The New York City Housing Authority (NYCHA) recently issued a request for proposals to develop two new apartment houses on vacant lots on East 7th and 9th streets. The plan, which also includes renovations of the city’s three Fabria House buildings on 11th Street, would produce at least 58 one- to three-bedroom apartments. Thirty-nine of those homes will be reserved for tenants with Section 8 vouchers, which allow their low-income holders to pay just 30 percent of their income on rent. (Fabria tenants, who have long endured their buildings’ faulty plumbing and wiring along with deteriorating stairways and fire escapes, will get first dibs.) The remaining 19 apartments will rent for market rate. The winning developer will get a 99-year lease on the properties.

This plan came as a shock to CHARAS. Since the group lost its community center, which the city auctioned off to developer Gregg Singer for $3.15 million in 1998, its members have hoped to build a new, smaller center on the old school yard next door to their former home on 9th Street, the very lot NYCHA now wants developed. Community Board 3 and CHARAS maintain that the board issued the group site control of the property a year and a half ago. The Housing Authority, however, asserts that the mayor gave the agency control of the site in March 2000.

To continue its support of the community center, the community board’s housing committee last week voted to send NYCHA a letter asking that the agency remove the 9th Street lot from its plans.

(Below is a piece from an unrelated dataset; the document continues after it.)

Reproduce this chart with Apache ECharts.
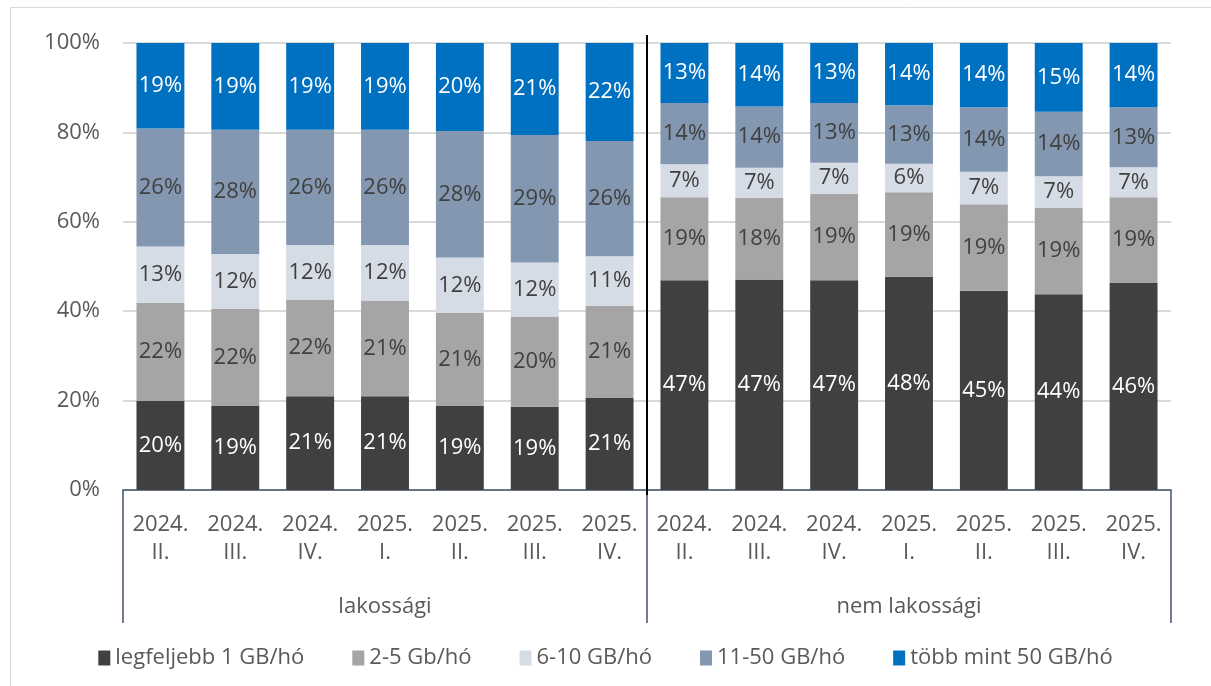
<!DOCTYPE html>
<html>
<head>
<meta charset="utf-8">
<script src="https://cdn.jsdelivr.net/npm/echarts@6/dist/echarts.min.js"></script>
<style>
  html, body { margin: 0; padding: 0; background: #fff; }
  #main { width: 1211px; height: 686px; }
</style>
</head>
<body>
<div id="main"></div>
<script>
// categories
var periods = ['2024.\nII.', '2024.\nIII.', '2024.\nIV.', '2025.\nI.', '2025.\nII.', '2025.\nIII.', '2025.\nIV.',
               '2024.\nII.', '2024.\nIII.', '2024.\nIV.', '2025.\nI.', '2025.\nII.', '2025.\nIII.', '2025.\nIV.'];
var groups = ['lakossági', 'nem lakossági'];
var seriesNames = ['legfeljebb 1 GB/hó', '2-5 Gb/hó', '6-10 GB/hó', '11-50 GB/hó', 'több mint 50 GB/hó'];

// shares (%)
var upTo1 = [19.9, 18.8, 21.0, 21.0, 18.8, 18.6, 20.6, 46.9, 47.1, 46.9, 47.7, 44.6, 43.8, 46.3];
var gb2to5 = [22.0, 21.7, 21.6, 21.4, 20.8, 20.2, 20.6, 18.6, 18.3, 19.4, 18.9, 19.3, 19.4, 19.2];
var gb6to10 = [12.6, 12.3, 12.2, 12.4, 12.4, 12.1, 11.1, 7.4, 6.7, 6.9, 6.4, 7.3, 7.0, 6.7];
var gb11to50 = [26.4, 27.8, 25.8, 25.8, 28.3, 28.5, 25.8, 13.7, 13.7, 13.4, 13.1, 14.4, 14.4, 13.4];
var over50 = [19.1, 19.4, 19.4, 19.4, 19.7, 20.6, 21.9, 13.4, 14.2, 13.4, 13.9, 14.4, 15.4, 14.4];

var yTicks = [0, 20, 40, 60, 80, 100];

var colors = ['#404040', '#a5a5a5', '#d6dce5', '#8497b0', '#0070c0'];
var labelColors = ['#ffffff', '#404040', '#404040', '#404040', '#ffffff'];
var font = '"Open Sans", "Noto Sans", sans-serif';
var fs = 22;

var chart = echarts.init(document.getElementById('main'));

function barSeries(i, data) {
  return {
    name: seriesNames[i],
    type: 'bar',
    stack: 'total',
    xAxisIndex: 0,
    yAxisIndex: 0,
    barCategoryGap: '36%',
    data: data,
    itemStyle: { color: colors[i] },
    label: {
      show: true,
      position: 'inside',
      color: labelColors[i],
      fontFamily: font,
      fontSize: fs,
      formatter: function (p) { return Math.round(p.value) + '%'; }
    }
  };
}

var option = {
  backgroundColor: '#ffffff',
  animation: false,
  textStyle: { fontFamily: font },
  grid: [
    { left: 123, right: 40, top: 43, bottom: 196, containLabel: false },
    { left: 123, right: 40, top: 35, bottom: 191, containLabel: false }
  ],
  legend: {
    bottom: 12,
    left: 'center',
    icon: 'rect',
    itemWidth: 12,
    itemHeight: 15,
    itemGap: 48,
    textStyle: { color: '#595959', fontSize: fs, fontFamily: font },
    data: seriesNames
  },
  xAxis: [
    {
      type: 'category',
      gridIndex: 0,
      data: periods,
      axisLine: { show: true, lineStyle: { color: '#44546a', width: 1.5 } },
      axisTick: { show: false },
      axisLabel: {
        interval: 0,
        color: '#595959',
        fontSize: fs,
        fontFamily: font,
        lineHeight: 28,
        margin: 21
      }
    },
    {
      type: 'category',
      gridIndex: 0,
      position: 'bottom',
      data: groups,
      axisLine: { show: false },
      axisTick: { show: true, length: 133, interval: 0, lineStyle: { color: '#44546a', width: 1.5 } },
      axisLabel: {
        interval: 0,
        color: '#595959',
        fontSize: fs,
        fontFamily: font,
        lineHeight: 22,
        margin: 106
      },
      splitLine: { show: false }
    },
    { type: 'value', gridIndex: 1, min: 0, max: 14, show: false }
  ],
  yAxis: [
    {
      type: 'value',
      gridIndex: 0,
      min: yTicks[0],
      max: yTicks[yTicks.length - 1],
      interval: 20,
      axisLine: { show: false },
      axisTick: { show: false },
      splitLine: { lineStyle: { color: '#d9d9d9', width: 2 } },
      axisLabel: {
        color: '#595959',
        fontSize: fs,
        fontFamily: font,
        margin: 23,
        formatter: '{value}%'
      }
    },
    { type: 'value', gridIndex: 1, min: 0, max: 1, show: false }
  ],
  series: [
    barSeries(0, upTo1),
    barSeries(1, gb2to5),
    barSeries(2, gb6to10),
    barSeries(3, gb11to50),
    barSeries(4, over50),
    {
      // separator between the two groups
      type: 'line',
      xAxisIndex: 2,
      yAxisIndex: 1,
      data: [[periods.length / 2, 0], [periods.length / 2, 1]],
      symbol: 'none',
      silent: true,
      lineStyle: { color: '#000000', width: 2 }
    }
  ],
  graphic: [
    {
      type: 'rect',
      shape: { x: 10.5, y: 7.5, width: 1220, height: 700 },
      style: { fill: 'none', stroke: '#d9d9d9', lineWidth: 1 },
      silent: true
    }
  ]
};

chart.setOption(option);
</script>
</body>
</html>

“We have to build housing, but we also need a community facility,” said CHARAS executive director Carlos “Chino” Garcia, noting that his group helped reconstruct the first sweat equity low-income building in the city in 1973. His current plan, which he estimates would cost about $5 million, would include a theater, community rooms, computer labs and artists space.

But the city says it is moving full steam ahead with its housing plans. This project is invaluable, said NYCHA spokesperson Howard Marder, because it “preserves 39 units at no cost to NYCHA or the city, and it furthers the goal of deconcentrating poverty by creating a mixed-income development.” This development would mark the first time the agency has built housing that mixes Section 8 and market-rate apartments. Bids are due by September 13, and NYCHA plans to relocate the 27 families currently living in Fabria to the housing development of their choice, or to give them Section 8 vouchers to live elsewhere. Renovations are slated for completion in January of 2005 and the new buildings in August of that year.

Before construction gets underway, however, NYCHA will first need to go to through the city’s land use review process to get approval to build on the vacant lots. The first stop: the community board.

Board 3’s housing committee plans to invite NYCHA officials to present their plan to the board at its July meeting.